Hyderabad (Telengana), September 23: A commission appointed by the Supreme court to probe veterinarian Disha’s rape and murder case pulled up the Station House Officer of Shadnagar police station on various derelictions and discrepancies in the case.

The missing CCTV footage from police station, discrepancy about arrest in remand diary, and addition of IPC sections were in focus during the hearing on Wednesday before the SC-appointed commission probing alleged encounter killings of four accused in veterinarian Disha’s rape and murder case. Shadnagar SHO A Sreedhar Kumar was also grilled on Wednesday by the commission on some of the sequence of events from arrest till the killings.

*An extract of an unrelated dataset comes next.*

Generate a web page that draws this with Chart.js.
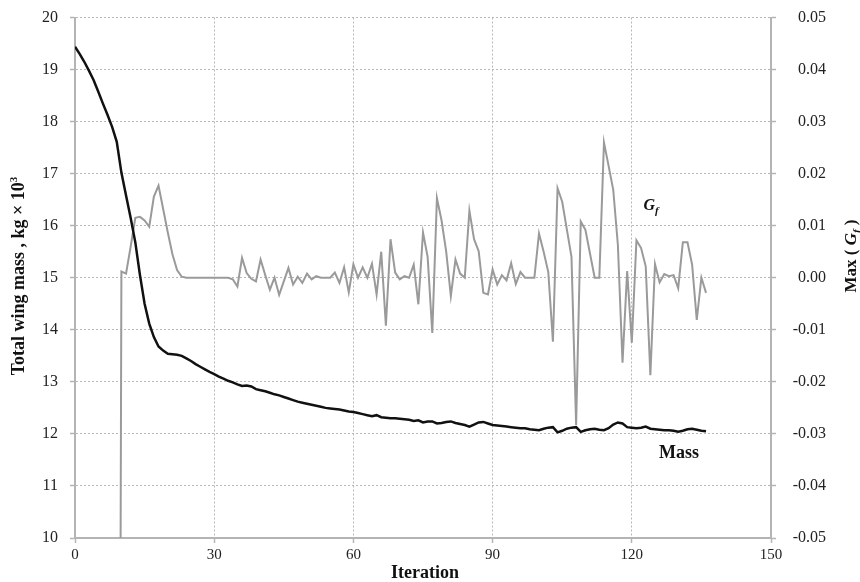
<!DOCTYPE html>
<html>
<head>
<meta charset="utf-8">
<script src="https://cdn.jsdelivr.net/npm/chart.js@4.4.1/dist/chart.umd.min.js"></script>
<style>
  html, body { margin: 0; padding: 0; background: #fff; }
</style>
</head>
<body>
<canvas id="massChart" width="860" height="582"></canvas>
<script>
// tick labels
const xTicks = [0, 30, 60, 90, 120, 150];
const massTicks = [10, 11, 12, 13, 14, 15, 16, 17, 18, 19, 20];
const gfTicks = [-0.05, -0.04, -0.03, -0.02, -0.01, 0, 0.01, 0.02, 0.03, 0.04, 0.05];

// total wing mass (kg x 10^3), iterations 0..136
const massStart = 0;
const massValues = [
  19.44, 19.30, 19.15, 18.98, 18.80, 18.58, 18.35, 18.13, 17.90, 17.61,
  17.02, 16.58, 16.15, 15.68, 15.05, 14.50, 14.12, 13.86, 13.68, 13.60,
  13.54, 13.53, 13.52, 13.50, 13.45, 13.40, 13.34, 13.29, 13.24, 13.19,
  13.15, 13.10, 13.06, 13.02, 12.99, 12.95, 12.92, 12.93, 12.91, 12.86,
  12.84, 12.82, 12.79, 12.76, 12.74, 12.71, 12.68, 12.65, 12.62, 12.60,
  12.58, 12.56, 12.54, 12.52, 12.50, 12.49, 12.48, 12.47, 12.45, 12.43,
  12.42, 12.40, 12.38, 12.36, 12.34, 12.36, 12.32, 12.31, 12.30, 12.30,
  12.29, 12.28, 12.27, 12.25, 12.26, 12.22, 12.24, 12.24, 12.20, 12.21,
  12.23, 12.24, 12.21, 12.19, 12.17, 12.14, 12.18, 12.22, 12.23, 12.20,
  12.17, 12.16, 12.15, 12.14, 12.13, 12.12, 12.11, 12.11, 12.09, 12.08,
  12.07, 12.10, 12.12, 12.13, 12.03, 12.06, 12.10, 12.12, 12.13, 12.04,
  12.07, 12.09, 12.10, 12.08, 12.07, 12.11, 12.18, 12.22, 12.20, 12.13,
  12.12, 12.11, 12.12, 12.14, 12.10, 12.09, 12.08, 12.07, 12.07, 12.06,
  12.04, 12.06, 12.09, 12.10, 12.08, 12.06, 12.05
];

// Max(Gf), iterations 9..136 (first value lies far below the axis)
const gfStart = 9;
const gfValues = [
  -0.3,
  0.0012, 0.0008, 0.0060, 0.0115, 0.0117, 0.0110, 0.0098, 0.0156, 0.0177, 0.0132,
  0.0087, 0.0045, 0.0015, 0.0002, 0, 0, 0, 0, 0, 0,
  0, 0, 0, 0, -0.0003, -0.0017, 0.0038, 0.0009, -0.0002, -0.0007,
  0.0035, 0.0005, -0.0023, 0, -0.0033, -0.0007, 0.0019, -0.0013, 0.0002, -0.0010,
  0.0008, -0.0003, 0.0003, 0, 0, 0, 0.0010, -0.0010, 0.0020, -0.0028,
  0.0026, 0, 0.0020, 0, 0.0027, -0.0032, 0.0050, -0.0092, 0.0074, 0.0010,
  -0.0003, 0.0003, 0, 0.0025, -0.0051, 0.0087, 0.0040, -0.0106, 0.0153, 0.0110,
  0.0050, -0.0035, 0.0035, 0.0008, 0, 0.0129, 0.0074, 0.0051, -0.0029, -0.0032,
  0.0016, -0.0013, 0.0005, -0.0005, 0.0028, -0.0012, 0.0011, 0, 0, 0,
  0.0085, 0.0050, 0.0011, -0.0123, 0.0172, 0.0146, 0.0093, 0.0040, -0.0283, 0.0108,
  0.0092, 0.0046, 0, 0, 0.0260, 0.0215, 0.0169, 0.0063, -0.0163, 0.0013,
  -0.0125, 0.0072, 0.0057, 0.0022, -0.0187, 0.0026, -0.0009, 0.0007, 0.0003, 0.0005,
  -0.0020, 0.0068, 0.0068, 0.0025, -0.0081, 0, -0.0029
];

const toPoints = (start, values) => values.map((v, i) => ({ x: start + i, y: v }));

const serif = 'Liberation Serif';
const axisGray = '#b4b4b4';
const gridGray = '#b8b8b8';

function drawRich(ctx, parts, x, y) {
  // draws text pieces side by side, centred on x, baseline y
  let total = 0;
  parts.forEach(p => { ctx.font = p.font; total += ctx.measureText(p.text).width; });
  let cx = x - total / 2;
  parts.forEach(p => {
    ctx.font = p.font;
    ctx.fillText(p.text, cx, y + (p.dy || 0));
    cx += ctx.measureText(p.text).width;
  });
}

const textPlugin = {
  id: 'textPlugin',
  beforeDraw(chart) {
    const ctx = chart.ctx;
    ctx.save();
    ctx.fillStyle = '#fff';
    ctx.fillRect(0, 0, chart.width, chart.height);
    ctx.restore();
  },
  afterDraw(chart) {
    const ctx = chart.ctx;
    ctx.save();
    ctx.fillStyle = '#111';
    ctx.textAlign = 'left';
    ctx.textBaseline = 'alphabetic';

    // left axis title
    ctx.save();
    ctx.translate(24, 276);
    ctx.rotate(-Math.PI / 2);
    drawRich(ctx, [
      { text: 'Total wing mass , kg × 10', font: `bold 18px "${serif}"` },
      { text: '3', font: `bold 11px "${serif}"`, dy: -7 }
    ], 0, 0);
    ctx.restore();

    // right axis title
    ctx.save();
    ctx.translate(856, 256);
    ctx.rotate(-Math.PI / 2);
    drawRich(ctx, [
      { text: 'Max ( ', font: `bold 17px "${serif}"` },
      { text: 'G', font: `bold italic 17px "${serif}"` },
      { text: 'f', font: `bold italic 11px "${serif}"`, dy: 4 },
      { text: ' )', font: `bold 17px "${serif}"` }
    ], 0, 0);
    ctx.restore();

    // x axis title
    drawRich(ctx, [{ text: 'Iteration', font: `bold 18px "${serif}"` }], 425, 578);

    // series labels
    drawRich(ctx, [
      { text: 'G', font: `bold italic 16px "${serif}"` },
      { text: 'f', font: `bold italic 11px "${serif}"`, dy: 4 }
    ], 651, 210);
    drawRich(ctx, [{ text: 'Mass', font: `bold 18px "${serif}"` }], 679, 458);
    ctx.restore();
  }
};

// keep the plot area fixed: no extra room for the end labels
const fixY = width => s => { s.width = width; s.paddingTop = 0; s.paddingBottom = 0; };

new Chart(document.getElementById('massChart').getContext('2d'), {
  type: 'line',
  data: {
    datasets: [
      {
        label: 'Mass',
        data: toPoints(massStart, massValues),
        yAxisID: 'yMass',
        borderColor: '#111',
        borderWidth: 2.5,
        pointRadius: 0,
        tension: 0
      },
      {
        label: 'Gf',
        data: toPoints(gfStart, gfValues),
        yAxisID: 'yGf',
        borderColor: '#9a9a9a',
        borderWidth: 2,
        pointRadius: 0,
        tension: 0
      }
    ]
  },
  options: {
    responsive: false,
    animation: false,
    layout: { padding: { top: 17.5, left: 0, right: 34, bottom: 0 } },
    plugins: {
      legend: { display: false },
      tooltip: { enabled: false }
    },
    scales: {
      x: {
        type: 'linear',
        min: 0,
        max: 150,
        afterBuildTicks: s => { s.ticks = xTicks.map(v => ({ value: v })); },
        afterFit: s => { s.height = 44; },
        ticks: { color: '#222', font: { family: serif, size: 15 }, padding: 3, maxRotation: 0 },
        grid: { color: gridGray, lineWidth: 1, tickLength: 5, tickColor: axisGray, tickWidth: 1.5 },
        border: { color: axisGray, width: 2, dash: [2, 2] }
      },
      yMass: {
        position: 'left',
        min: 10,
        max: 20,
        afterBuildTicks: s => { s.ticks = massTicks.map(v => ({ value: v })); },
        afterFit: fixY(75),
        ticks: { color: '#222', font: { family: serif, size: 16 }, padding: 12 },
        grid: { color: gridGray, lineWidth: 1, tickLength: 5, tickColor: axisGray, tickWidth: 1.5 },
        border: { color: axisGray, width: 2, dash: [2, 2] }
      },
      yGf: {
        position: 'right',
        min: -0.05,
        max: 0.05,
        afterBuildTicks: s => { s.ticks = gfTicks.map(v => ({ value: v })); },
        afterFit: fixY(55),
        ticks: {
          color: '#222',
          font: { family: serif, size: 16 },
          padding: 16,
          crossAlign: 'far',
          callback: v => (Math.abs(v) < 1e-9 ? '0.00' : v.toFixed(2))
        },
        grid: { drawOnChartArea: false, tickLength: 5, tickColor: axisGray, tickWidth: 1.5 },
        border: { color: axisGray, width: 2 }
      }
    }
  },
  plugins: [textPlugin]
});
</script>
</body>
</html>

The police officer told the commission that the CCTVs at the PS were working but he did not think of preserving the footage. He said that on November 29, on the instructions of ACP V Surender, he along with six cops and two drivers went to Jaklair and Gudigandla villages to arrest the four suspects. He said that lorry owner P Srinivas Reddy met them at Jaklair and assisted in rounding up the four suspects.

When commission’s lawyer K Parameshwar said the arrest claim ran counter to the remand diary which showed that the four were brought to the station by the lorry owner, the SHO claimed it was a typing error, insisting that he himself presented the accused in front of the ACP at 5 pm on November 29. Quizzed on the absence of an arrest memo/panchnama on the spot, the SHO claimed that due to the presence of a mob, he could not execute the arrest memo.

The SHO admitted that he had not mentioned the mob either in the case diary or in his statement later recorded under CrPC section 161. The SHO came in the firing line over the addition of various IPC sections too.

He said that a case was registered under IPC sections 302 and 201 after Disha’s charred body was found on November 28. Subsequently at 10.20 pm on November 29, IPC sections, 376-D, 120-B, 392, 366, 506, and 34 were added after recording the confessional statements. When the commission pointed out that the said IPC sections were already mentioned in other documents prior to the recording of confessional statements, the SHO pleaded guilty admitting that it was a mistake.